October 11, 2001
Anti-Terror Bill Action May Come Today
By Helen Dewar
WASHINGTON -- The Senate yesterday paved the way for swift action on anti-terrorism legislation as early as today if it remains bogged down over legislation to strengthen security at the nation's airports.
Despite a week of partisan squabbling over the aviation security bill and earlier disputes over the anti-terrorism measure, key senators and legislative aides expressed cautious optimism that action on one or both bills could be completed by the end of this week.
The procedural compromise was reached after the Senate agreed to allow votes on four amendments that Sen. Russell Feingold (D-Wis.) wanted to offer to the anti-terrorism measure. Feingold had held up action on that bill Tuesday to force the Senate to vote on his amendments to add safeguards protecting civil liberties in dealing with wiretaps, personal records and searches of property.
Frustrated by deadlock over the aviation security bill, the Senate agreed without dissent to the compromise under which Senate leaders, after consultation with sponsors of the aviation bill, could temporarily put that measure aside and switch to the counter-terrorism legislation.
When -- or if -- that might happen was unclear last night.
Sen. John McCain (R-Ariz.), a co-sponsor of the aviation bill and ranking Republican on the Commerce Committee, objected initially to interrupting debate on his legislation out of concern it would further bog down the bill. McCain agreed to go along with the proposal after Senate leaders agreed to consult with him and Commerce Committee Chairman Ernest F. Hollings (D-S.C.) before shelving the aviation bill even for a short time.
The aviation bill has been stalled since Oct. 3 in a dispute over its provision for a federal takeover of airport security operations and Democrats' insistence on expanding the legislation to include new unemployment, health and job training assistance for laid-off aviation workers. Republicans who oppose both proposals have blocked action on the bill, prompting bipartisan complaints.

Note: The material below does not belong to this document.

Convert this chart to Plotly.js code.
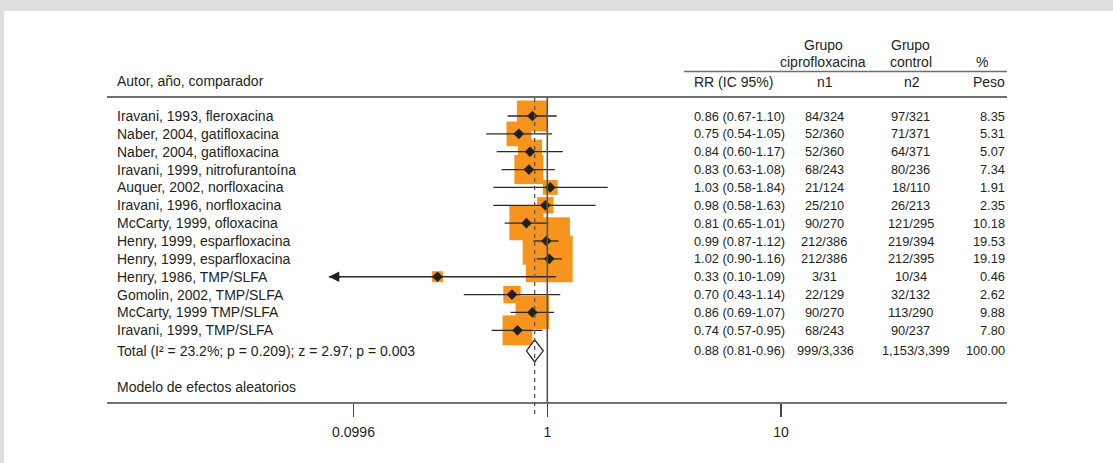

"We're nearing the end of our second week on this bill, and I think the American people deserve better," McCain complained as the Senate spent most of the day without any action.
In at least a small measure of progress on the aviation bill, it was formally taken up late yesterday afternoon by the Senate, which began considering amendments, starting with a scaled-back version of the worker assistance package. In hopes of picking up some Republican support, Democrats have reduced the proposal's original $3.8 billion price tag to $1.9 billion.
But Republicans continued to balk at the proposal and a vote was scheduled for today on stopping their delaying tactics on the amendment. It would take 60 votes to overcome the GOP objections, and Democrats appeared uncertain whether they would prevail.
In an interview, Feingold said he was satisfied by the guarantee of a vote on his amendments on the anti-terrorism bill. "All I wanted was assurance of votes on the proposals. They're tough issues, and I know it will be difficult to prevail . . . but these are important issues."